■ Data lines:
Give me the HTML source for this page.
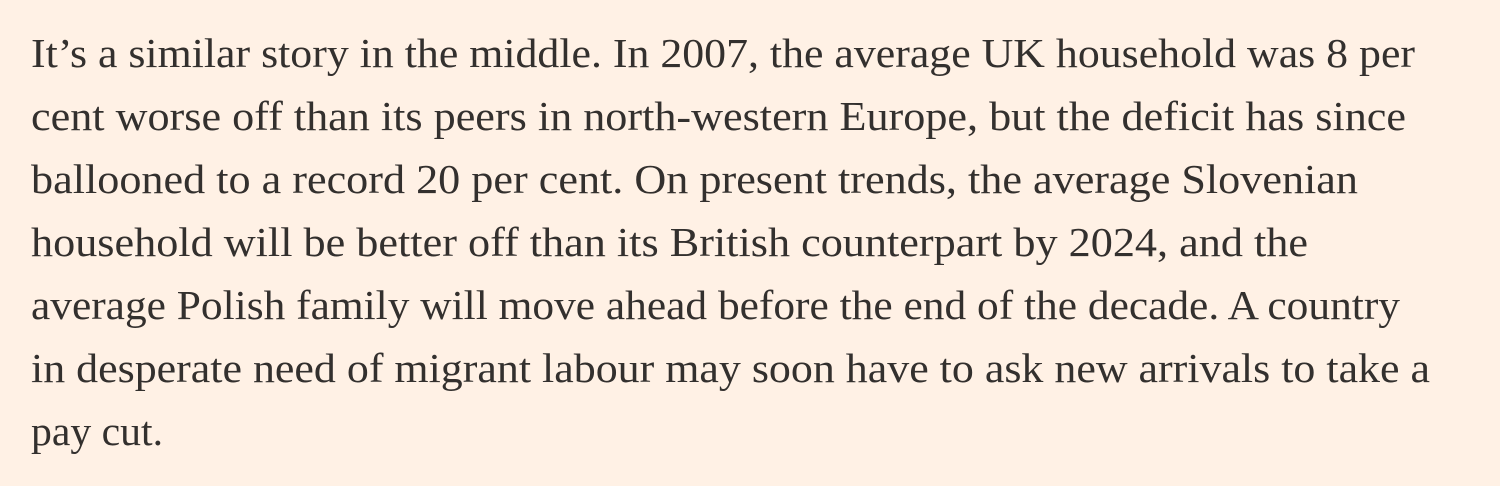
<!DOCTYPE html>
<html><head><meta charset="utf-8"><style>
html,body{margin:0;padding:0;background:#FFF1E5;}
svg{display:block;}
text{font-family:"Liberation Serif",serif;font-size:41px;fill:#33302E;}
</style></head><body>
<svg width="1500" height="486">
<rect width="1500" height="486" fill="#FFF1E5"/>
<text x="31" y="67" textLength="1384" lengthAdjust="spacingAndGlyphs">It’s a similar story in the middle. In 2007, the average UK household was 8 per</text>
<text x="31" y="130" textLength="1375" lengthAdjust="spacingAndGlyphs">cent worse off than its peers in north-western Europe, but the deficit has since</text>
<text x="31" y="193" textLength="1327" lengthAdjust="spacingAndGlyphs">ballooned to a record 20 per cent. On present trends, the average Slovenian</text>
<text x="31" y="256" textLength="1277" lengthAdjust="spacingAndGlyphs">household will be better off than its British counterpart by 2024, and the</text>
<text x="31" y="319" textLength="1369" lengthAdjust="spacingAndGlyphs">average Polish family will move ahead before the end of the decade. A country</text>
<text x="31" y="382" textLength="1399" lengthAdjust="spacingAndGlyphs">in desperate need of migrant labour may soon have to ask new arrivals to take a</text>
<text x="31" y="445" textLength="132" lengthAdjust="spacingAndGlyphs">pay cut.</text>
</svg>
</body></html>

■ Task brief: Repeat the data exactly in full, omitting its pictures.

■ Solution to the exercise:
Give me the HTML source for this page.
<!DOCTYPE html>
<html><head><meta charset="utf-8"><style>
html,body{margin:0;padding:0;background:#FFF1E5;}
svg{display:block;}
text{font-family:"Liberation Serif",serif;font-size:41px;fill:#33302E;}
</style></head><body>
<svg width="1500" height="486">
<rect width="1500" height="486" fill="#FFF1E5"/>
<text x="31" y="67" textLength="1384" lengthAdjust="spacingAndGlyphs">It’s a similar story in the middle. In 2007, the average UK household was 8 per</text>
<text x="31" y="130" textLength="1375" lengthAdjust="spacingAndGlyphs">cent worse off than its peers in north-western Europe, but the deficit has since</text>
<text x="31" y="193" textLength="1327" lengthAdjust="spacingAndGlyphs">ballooned to a record 20 per cent. On present trends, the average Slovenian</text>
<text x="31" y="256" textLength="1277" lengthAdjust="spacingAndGlyphs">household will be better off than its British counterpart by 2024, and the</text>
<text x="31" y="319" textLength="1369" lengthAdjust="spacingAndGlyphs">average Polish family will move ahead before the end of the decade. A country</text>
<text x="31" y="382" textLength="1399" lengthAdjust="spacingAndGlyphs">in desperate need of migrant labour may soon have to ask new arrivals to take a</text>
<text x="31" y="445" textLength="132" lengthAdjust="spacingAndGlyphs">pay cut.</text>
</svg>
</body></html>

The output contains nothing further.